CHAKRABARTI: Okay. Sports Illustrated and its owner, the Arena Group, have pulled all of the Ortiz articles off of SI. Have they pulled anyone else’s articles off?

HARRISON: Yes, David Ortiz has since been deleted. They actually deleted a full section of the website where a lot of this specific content was housed. It was seemingly operated and published mostly. We haven’t traced it or published; we haven’t traced it to other areas of the website. But it was published to this site called Reviews and over at TheStreet, which is a sister website of also owned by the Arena Group, a sister website of Sports Illustrated.

There was a similar section. It’s titled Reviews. There’s all kinds of, these articles published under various fake names. But we had noticed it was very strange. So they would have … published articles for a while. And then David Ortiz was then replaced by a new fake person named Sora Tanaka.

And this happened in some other instances too, where these fake profiles were intermittently scrubbed off of the website and just replaced with a new fake person.
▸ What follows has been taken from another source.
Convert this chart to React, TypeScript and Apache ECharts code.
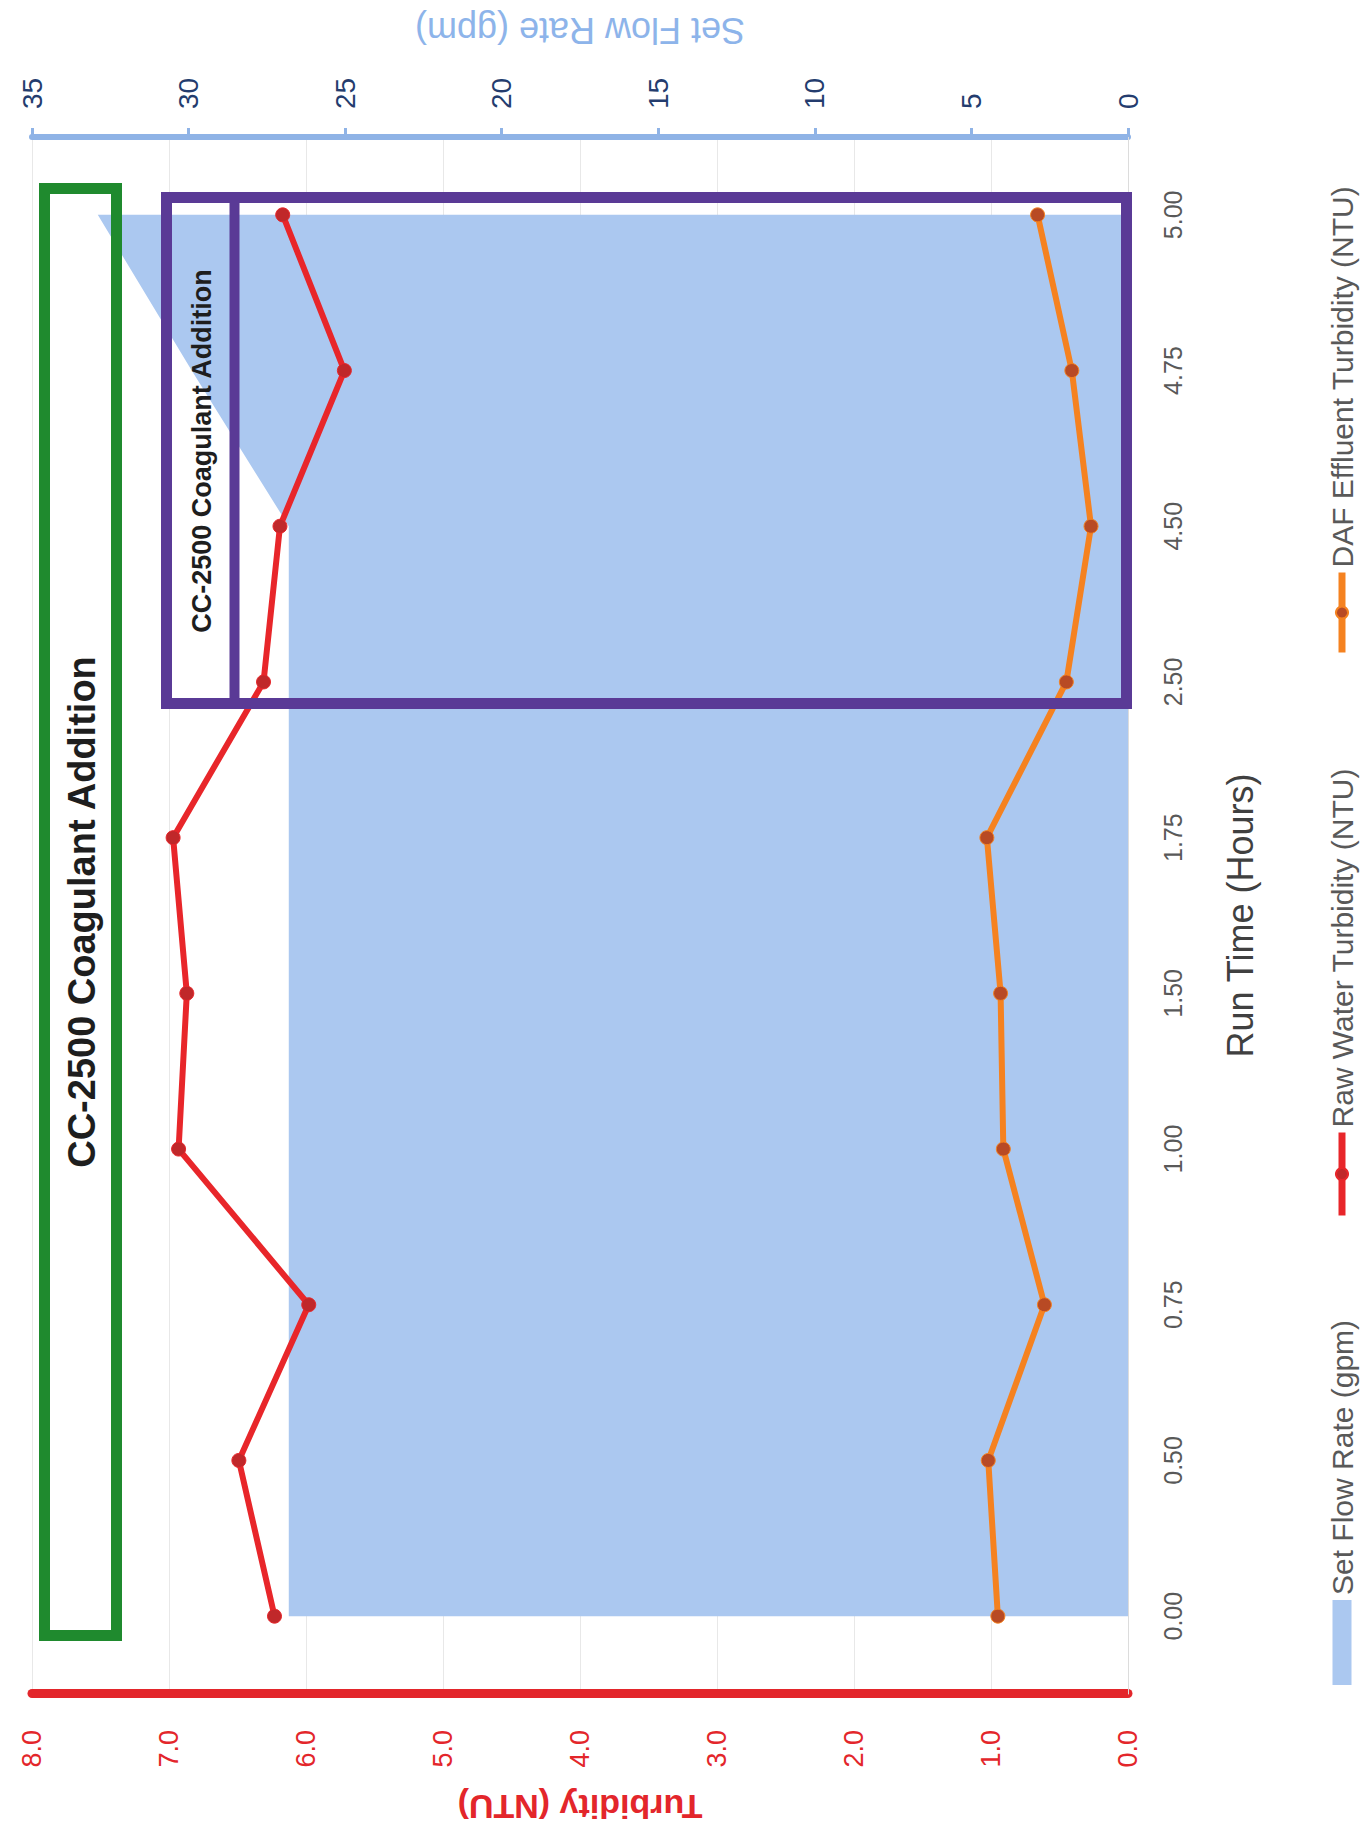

And then a few weeks ago, they were seemingly replaced by all real people, real contractors who work for this third-party company, which, and no editorial update, like throughout all of this, there was not one notice from the editors at either the third party or at Sports Illustrated to say, “Hey, we made a major editorial change to all of these articles.”

And actually, it wasn’t written by the person that we said it was written by. And then after we had emailed the Arena Group, they were deleted.

CHAKRABARTI: Okay. So that’s important to note, right? That the editorial staff at Sports Illustrated and the Writers Union were not involved with this at all. In fact, the Writers Union has put out a pretty lengthy response statement on the AI, Drew Ortiz scandal at SI saying they too are demanding answers and transparency.

So take a quick second here, Maggie, and describe to us, someone was making these decisions. Were you able to find out who and why? What was their intent?

HARRISON: So I don’t want to speculate on the decisions being made in the C suite, and the Sports Illustrated, the Arena Group C suite, and we do have some forthcoming reporting coming out about this but yeah, it’s an interesting question, and it’s a very, again, I keep going back to the word strange and absurd, it’s a very bizarre thing to do on especially a website like Sports Illustrated, we’ve been in our coverage of synthetic content online, there’s a lot of AI spam, there’s a lot of synthetic spam, and a lot of fully synthetic websites being spun up, but this isn’t that, this is Sports Illustrated.

This is one of the most storied American literary bodies in our nation’s history. So the intent to me, I can’t really see a reason for using these names and these profiles for any reason other than to conceal the nature of the content.